4. Le lundi 30 août 2010 à 18:23, par aymeric

Je ne connaissais pas cette anecdote sur Kerouac, qui lui va bien et que je trouve belle !
Je ne connaissais pas non plus le lien statistique entre l'interdit religieux et le taux de suicide... Si c'est avéré, ce serait vraiment surprenant ! (quoi que l'on sache la forte influence de la religion, aujourd'hui encore, sur de nombreux comportements...)
J'aime bcp aussi cette transmutation du mot "absurde" en "mystérieux"... On aurait pu dire aussi "obscur", qui me plait bien...

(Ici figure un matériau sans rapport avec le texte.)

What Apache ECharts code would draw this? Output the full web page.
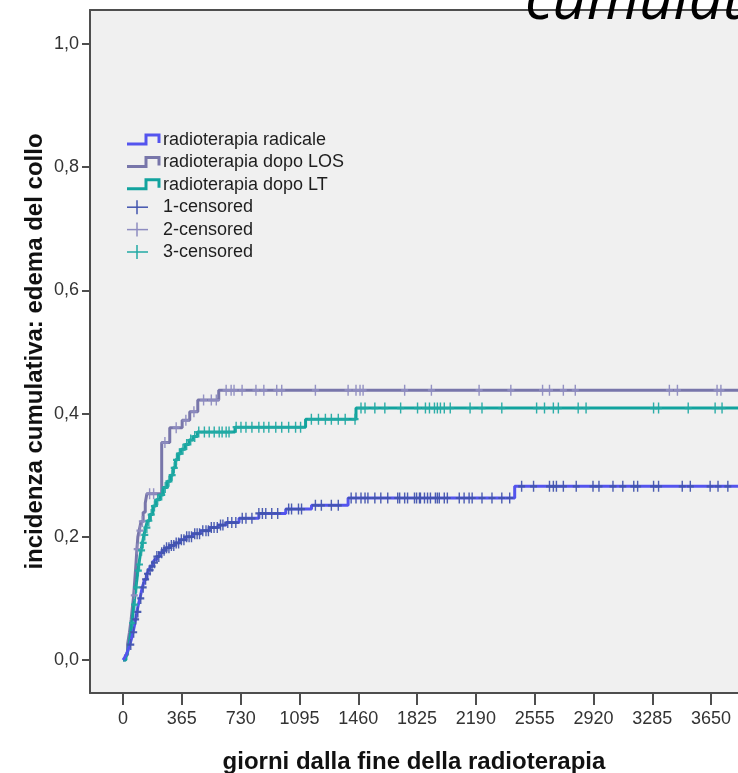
<!DOCTYPE html>
<html>
<head>
<meta charset="utf-8">
<script src="https://cdn.jsdelivr.net/npm/echarts@6/dist/echarts.min.js"></script>
<style>
  html, body { margin: 0; padding: 0; background: #ffffff; }
  #chart { width: 738px; height: 773px; }
</style>
</head>
<body>
<div id="chart"></div>
<script>
// Tick labels
const dayTicks = [0, 365, 730, 1095, 1460, 1825, 2190, 2555, 2920, 3285, 3650];
const incidenceTicks = [0, 0.2, 0.4, 0.6, 0.8, 1.0];

// Group names
const groupNames = ['radioterapia radicale', 'radioterapia dopo LOS', 'radioterapia dopo LT'];
const censorNames = ['1-censored', '2-censored', '3-censored'];

// Cumulative incidence steps: day of each event and incidence after it
const radicaleDays = [0, 10, 22, 32, 42, 52, 62, 70, 78, 86, 95, 105, 113, 120, 128, 135, 148, 160, 172, 185, 197, 210, 228, 245, 265, 289, 320, 351, 390, 431, 480, 535, 590, 640, 720, 843, 1010, 1170, 1397, 2431, 3900];
const radicaleInc = [0, 0.004, 0.010, 0.017, 0.025, 0.034, 0.045, 0.055, 0.066, 0.078, 0.090, 0.100, 0.110, 0.118, 0.125, 0.131, 0.140, 0.146, 0.152, 0.158, 0.163, 0.168, 0.174, 0.178, 0.182, 0.186, 0.190, 0.195, 0.200, 0.205, 0.210, 0.215, 0.219, 0.223, 0.230, 0.238, 0.245, 0.251, 0.263, 0.282, 0.282];

const losDays = [0, 15, 28, 40, 50, 58, 66, 73, 80, 86, 92, 100, 112, 125, 138, 148, 240, 290, 367, 414, 464, 594, 3900];
const losInc = [0, 0.008, 0.025, 0.045, 0.065, 0.085, 0.105, 0.130, 0.155, 0.180, 0.200, 0.210, 0.225, 0.240, 0.255, 0.270, 0.353, 0.377, 0.389, 0.403, 0.422, 0.438, 0.438];

const ltDays = [0, 18, 30, 40, 48, 55, 62, 68, 74, 80, 86, 92, 98, 105, 112, 120, 130, 140, 152, 166, 185, 205, 228, 250, 275, 295, 310, 325, 340, 360, 385, 410, 435, 462, 695, 1133, 1446, 3900];
const ltInc = [0, 0.004, 0.015, 0.030, 0.045, 0.060, 0.076, 0.090, 0.105, 0.118, 0.130, 0.145, 0.155, 0.167, 0.178, 0.190, 0.203, 0.215, 0.226, 0.236, 0.250, 0.260, 0.268, 0.280, 0.290, 0.300, 0.312, 0.325, 0.335, 0.342, 0.350, 0.357, 0.363, 0.370, 0.378, 0.391, 0.409, 0.409];

// Censoring times (days)
const radicaleCensor = [48, 66, 78, 92, 110, 125, 140, 152, 168, 180, 195, 210, 222, 240, 255, 270, 285, 300, 315, 330, 345, 362, 378, 395, 410, 425, 445, 460, 475, 495, 515, 530, 548, 565, 585, 605, 620, 650, 675, 700, 740, 763, 800, 843, 865, 886, 923, 960, 1028, 1046, 1089, 1108, 1194, 1231, 1293, 1336, 1416, 1446, 1477, 1502, 1520, 1563, 1600, 1643, 1705, 1717, 1748, 1766, 1809, 1822, 1840, 1846, 1871, 1890, 1908, 1939, 1951, 1963, 1994, 2013, 2087, 2117, 2148, 2167, 2228, 2290, 2351, 2400, 2474, 2548, 2647, 2671, 2690, 2733, 2813, 2917, 2954, 3041, 3102, 3170, 3194, 3293, 3324, 3471, 3521, 3644, 3693, 3754];
const losCensor = [70, 88, 105, 120, 165, 190, 260, 330, 390, 440, 500, 548, 579, 640, 671, 689, 739, 825, 874, 954, 985, 1194, 1397, 1446, 1471, 1490, 1748, 1914, 2210, 2407, 2604, 2647, 2733, 2807, 3391, 3441, 3687, 3711];
const ltCensor = [60, 72, 84, 95, 102, 115, 125, 135, 148, 160, 175, 195, 215, 240, 262, 285, 305, 318, 332, 350, 372, 395, 420, 445, 470, 505, 535, 566, 597, 615, 640, 658, 702, 732, 763, 800, 843, 874, 905, 948, 985, 1028, 1071, 1102, 1169, 1213, 1256, 1293, 1336, 1379, 1440, 1477, 1502, 1563, 1625, 1723, 1828, 1877, 1902, 1933, 1951, 1970, 1994, 2031, 2154, 2228, 2351, 2567, 2616, 2671, 2702, 2825, 2874, 3293, 3324, 3508, 3675, 3718];

// Colours
const lineColors = ['#5454ee', '#7876aa', '#12a39e'];
const censorColors = ['#4254ae', '#8e8cc0', '#22aaa4'];

function pairs(days, inc) {
  return days.map((d, i) => [d, inc[i]]);
}
// Incidence at time t
function stepValue(days, inc, t) {
  let v = 0;
  for (let i = 0; i < days.length; i++) {
    if (days[i] <= t) v = inc[i]; else break;
  }
  return v;
}
function censorPoints(times, days, inc) {
  return times.map(t => [t, stepValue(days, inc, t)]);
}

const plusSymbol = 'path://M4,0H6V4H10V6H6V10H4V6H0V4H4Z';

const curves = [
  { days: radicaleDays, inc: radicaleInc, censor: radicaleCensor },
  { days: losDays, inc: losInc, censor: losCensor },
  { days: ltDays, inc: ltInc, censor: ltCensor }
];

const series = [];
const drawOrder = [1, 2, 0];
drawOrder.forEach((g, k) => {
  const c = curves[g];
  series.push({
    name: groupNames[g],
    type: 'line',
    step: 'end',
    data: pairs(c.days, c.inc),
    showSymbol: false,
    lineStyle: { width: 3, color: lineColors[g] },
    z: 2 + k
  });
});
drawOrder.forEach((g, k) => {
  const c = curves[g];
  series.push({
    name: censorNames[g],
    type: 'scatter',
    data: censorPoints(c.censor, c.days, c.inc),
    symbol: plusSymbol,
    symbolSize: [7, 11],
    itemStyle: { color: censorColors[g], opacity: 0.95 },
    z: 6 + k
  });
});

// Legend drawn as graphics
const legendTop = 140;
const legendStep = 22.4;
const legendFont = { fontFamily: 'Liberation Sans', fontSize: 18, fill: '#1e1e1e', verticalAlign: 'middle' };
const legendItems = [];
for (let i = 0; i < 3; i++) {
  const yc = legendTop + i * legendStep;
  legendItems.push({
    type: 'polyline',
    shape: { points: [[127, yc + 4], [146, yc + 4], [146, yc - 5], [159, yc - 5], [159, yc + 3]] },
    style: { stroke: lineColors[i], lineWidth: 3, fill: null }
  });
  legendItems.push({ type: 'text', x: 163, y: yc, style: Object.assign({ text: groupNames[i] }, legendFont) });
}
for (let i = 0; i < 3; i++) {
  const yc = legendTop + (i + 3) * legendStep;
  legendItems.push({
    type: 'line', shape: { x1: 127, y1: yc, x2: 148, y2: yc },
    style: { stroke: censorColors[i], lineWidth: 1.5 }
  });
  legendItems.push({
    type: 'line', shape: { x1: 137, y1: yc - 7, x2: 137, y2: yc + 7 },
    style: { stroke: censorColors[i], lineWidth: 1.5 }
  });
  legendItems.push({ type: 'text', x: 163, y: yc, style: Object.assign({ text: censorNames[i] }, legendFont) });
}

const axisLineStyle = { color: '#4e4e4e', width: 2 };
const xMin = -205, xMax = 3817;

const option = {
  animation: false,
  backgroundColor: '#ffffff',
  grid: {
    left: 90, top: 10, right: 0, bottom: 80, containLabel: false, outerBoundsMode: 'none',
    show: true, backgroundColor: '#f0f0f0', borderWidth: 0
  },
  xAxis: [
    {
      type: 'value', min: xMin, max: xMax, position: 'bottom',
      axisLine: { show: true, onZero: false, lineStyle: axisLineStyle },
      axisTick: { show: true, customValues: dayTicks, length: 12, lineStyle: axisLineStyle },
      axisLabel: {
        customValues: dayTicks, fontFamily: 'Liberation Sans', fontSize: 18, color: '#333', margin: 17,
        formatter: v => String(v)
      },
      splitLine: { show: false },
      name: 'giorni dalla fine della radioterapia', nameLocation: 'middle', nameGap: 57, nameMoveOverlap: false,
      nameTextStyle: { fontFamily: 'Liberation Sans', fontWeight: 'bold', fontSize: 24, color: '#111' }
    },
    {
      type: 'value', min: xMin, max: xMax, position: 'top',
      axisLine: { show: true, onZero: false, lineStyle: axisLineStyle },
      axisTick: { show: false }, axisLabel: { show: false }, splitLine: { show: false }
    }
  ],
  yAxis: {
    type: 'value', min: -0.0536, max: 1.0552,
    axisLine: { show: true, onZero: false, lineStyle: axisLineStyle },
    axisTick: { show: true, customValues: incidenceTicks, length: 8, lineStyle: axisLineStyle },
    axisLabel: {
      customValues: incidenceTicks, fontFamily: 'Liberation Sans', fontSize: 18, color: '#333', margin: 11,
      formatter: v => v.toFixed(1).replace('.', ',')
    },
    splitLine: { show: false },
    name: 'incidenza cumulativa: edema del collo', nameLocation: 'middle', nameGap: 43, nameRotate: 90,
    nameMoveOverlap: false,
    nameTextStyle: { fontFamily: 'Liberation Sans', fontWeight: 'bold', fontSize: 24, color: '#111' }
  },
  series: series,
  graphic: [
    { type: 'group', children: legendItems, z: 20 },
    {
      type: 'text', x: 525, y: 32, z: 30,
      style: { text: 'cumulativa', fontFamily: 'Open Sans', fontStyle: 'italic', fontSize: 60, fill: '#000', verticalAlign: 'bottom' }
    }
  ]
};

const chart = echarts.init(document.getElementById('chart'), null, { renderer: 'canvas' });
chart.setOption(option);
</script>
</body>
</html>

5. Le jeudi 2 septembre 2010 à 11:47, par manue

um "obscur", ben la ca me fait penser a Dart Vader, la force obscur.
si je remplace le mot "absurde" par "obscur" ma perception de la vie en deviendrait encore plus lourde. le mot obscur, me fais aussi penser a l'obsurantisme, cacher les choses, et j'aime trop la lumiere pour vouloir m'en privee. la vie etant assez lourde comme cela, je reste avec ce grand mystere qu'est la vie. cela me convient.

enfin, juste un petit jeux de mots, et les mots c'est quand meme des petites briques avec lesquelles on construit nos vies, des autoroutes et toutes autres creations qui commencent sur le papier. alors autant qu'a faire bien les choisir, pour obtenir le but recherche.
encore faut t'il choisir un but, et meme cela n'est pas vraiment nescessaire non plus.
enfin, defois je me dis que c'est moins fatiguant d'avoir un but, meme si l'on sais que ce but est aussi creation fictive.
le tout pour ce grand theatre mysterieux, et c'est bien jolie comme ca:)

6. Le vendredi 3 septembre 2010 à 19:27, par aymeric

C'est amusant ton expression "c'est moins fatiguant d'avoir un but": assez paradoxal, assez cynique, mais sans doute assez vrai
Dans son dernier livre, autobiographique, cotzee dit à peu pres la meme chose : s'il continue à travailler, inlassablement, c'est qu'il tomberait dans le désespoir sinon

7. Le dimanche 5 septembre 2010 à 22:47, par Dare

Quel livre magnifique ! Je viens de le terminer, tout y est. Prose fluide et belle, les emotions, le suspense, le grand sens de l'observation et la finesse des rapports humains. Grand bravo à l'auteur!!!